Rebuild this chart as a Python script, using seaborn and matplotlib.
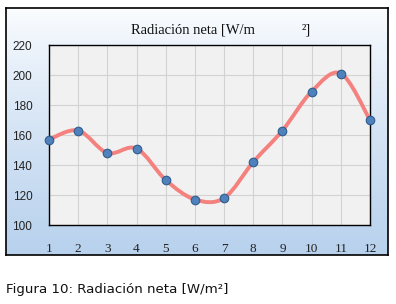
import numpy as np
import seaborn as sns
from matplotlib import pyplot as plt
from matplotlib.path import Path
from matplotlib.patches import PathPatch

# Monthly values
months = [1, 2, 3, 4, 5, 6, 7, 8, 9, 10, 11, 12]
radiation = [157, 163, 148, 151, 130, 117, 118, 142, 163, 189, 201, 170]

sns.set_style("white")
plt.rcParams["font.family"] = ["Liberation Serif", "DejaVu Serif"]

fig = plt.figure(figsize=(3.96, 3.04), dpi=100)

# Outer chart box with a vertical white-to-blue gradient
bg = fig.add_axes([6 / 396, 1 - 255 / 304, 382 / 396, 247 / 304], zorder=0)
grad = np.linspace(0, 1, 256).reshape(-1, 1)
top = np.array([0.99, 0.995, 1.0])
bottom = np.array([0.72, 0.82, 0.93])
img = top + (bottom - top) * grad[:, :, None] ** 0.8
bg.imshow(img, aspect="auto", extent=[0, 1, 0, 1], origin="upper")
bg.set_xticks([])
bg.set_yticks([])
for s in bg.spines.values():
    s.set_color("black")
    s.set_linewidth(1.2)

ax = fig.add_axes([49 / 396, 1 - 225 / 304, 321 / 396, 180 / 304], zorder=1)
ax.set_facecolor("#f1f1f1")

# smoothed line (Bezier segments with Catmull-Rom style control points)
x = np.array(months, dtype=float)
y = np.array(radiation, dtype=float)
verts = [(x[0], y[0])]
codes = [Path.MOVETO]
n = len(x)
for i in range(n - 1):
    p0 = i - 1 if i > 0 else i
    p3 = i + 2 if i + 2 < n else i + 1
    c1 = (x[i] + (x[i + 1] - x[p0]) / 6, y[i] + (y[i + 1] - y[p0]) / 6)
    c2 = (x[i + 1] - (x[p3] - x[i]) / 6, y[i + 1] - (y[p3] - y[i]) / 6)
    verts += [c1, c2, (x[i + 1], y[i + 1])]
    codes += [Path.CURVE4] * 3
ax.add_patch(PathPatch(Path(verts, codes), facecolor="none",
                       edgecolor="#f4817e", linewidth=2.8, zorder=3,
                       clip_on=False))

sns.scatterplot(x=months, y=radiation, ax=ax, s=38, color="#4f81bd",
                edgecolor="#2f5d8c", linewidth=0.8, zorder=4, clip_on=False)

ax.set_xlim(1, 12)
ax.set_ylim(100, 220)
ax.set_xticks(months)
ax.set_yticks(range(100, 221, 20))
ax.grid(True, color="#d2d2d2", linewidth=0.8)
ax.set_axisbelow(True)
for s in ax.spines.values():
    s.set_visible(True)
    s.set_color("black")
    s.set_linewidth(1.0)
ax.tick_params(axis="both", length=0)
ax.tick_params(axis="x", pad=13, labelsize=9.5, labelcolor="#222222")
ax.tick_params(axis="y", pad=12, labelsize=8.5, labelcolor="#222222")
for lab in ax.get_yticklabels():
    lab.set_fontfamily(["Liberation Sans", "DejaVu Sans"])

fig.text(131 / 396, 1 - 34 / 304, "Radiación neta [W/m", fontsize=10.5,
         va="baseline", ha="left", color="#111111")
fig.text(302 / 396, 1 - 34 / 304, "²]", fontsize=10.5,
         va="baseline", ha="left", color="#111111")

fig.text(6 / 396, 1 - 293 / 304, "Figura 10: Radiación neta [W/m²]",
         fontsize=9.6, va="baseline", ha="left", color="#111111",
         family=["DejaVu Sans"])

fig.savefig("out.png", dpi=100)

┄┄┄┄┄┄

◆ **AIM OF THE EXERCISE**
Leave out any pictures and return exactly the lines from the beginning of the data through the line with "189, 201, 170]", inclusive.

◆ **ANSWER TO THE EXERCISE**
Rebuild this chart as a Python script, using seaborn and matplotlib.
import numpy as np
import seaborn as sns
from matplotlib import pyplot as plt
from matplotlib.path import Path
from matplotlib.patches import PathPatch

# Monthly values
months = [1, 2, 3, 4, 5, 6, 7, 8, 9, 10, 11, 12]
radiation = [157, 163, 148, 151, 130, 117, 118, 142, 163, 189, 201, 170]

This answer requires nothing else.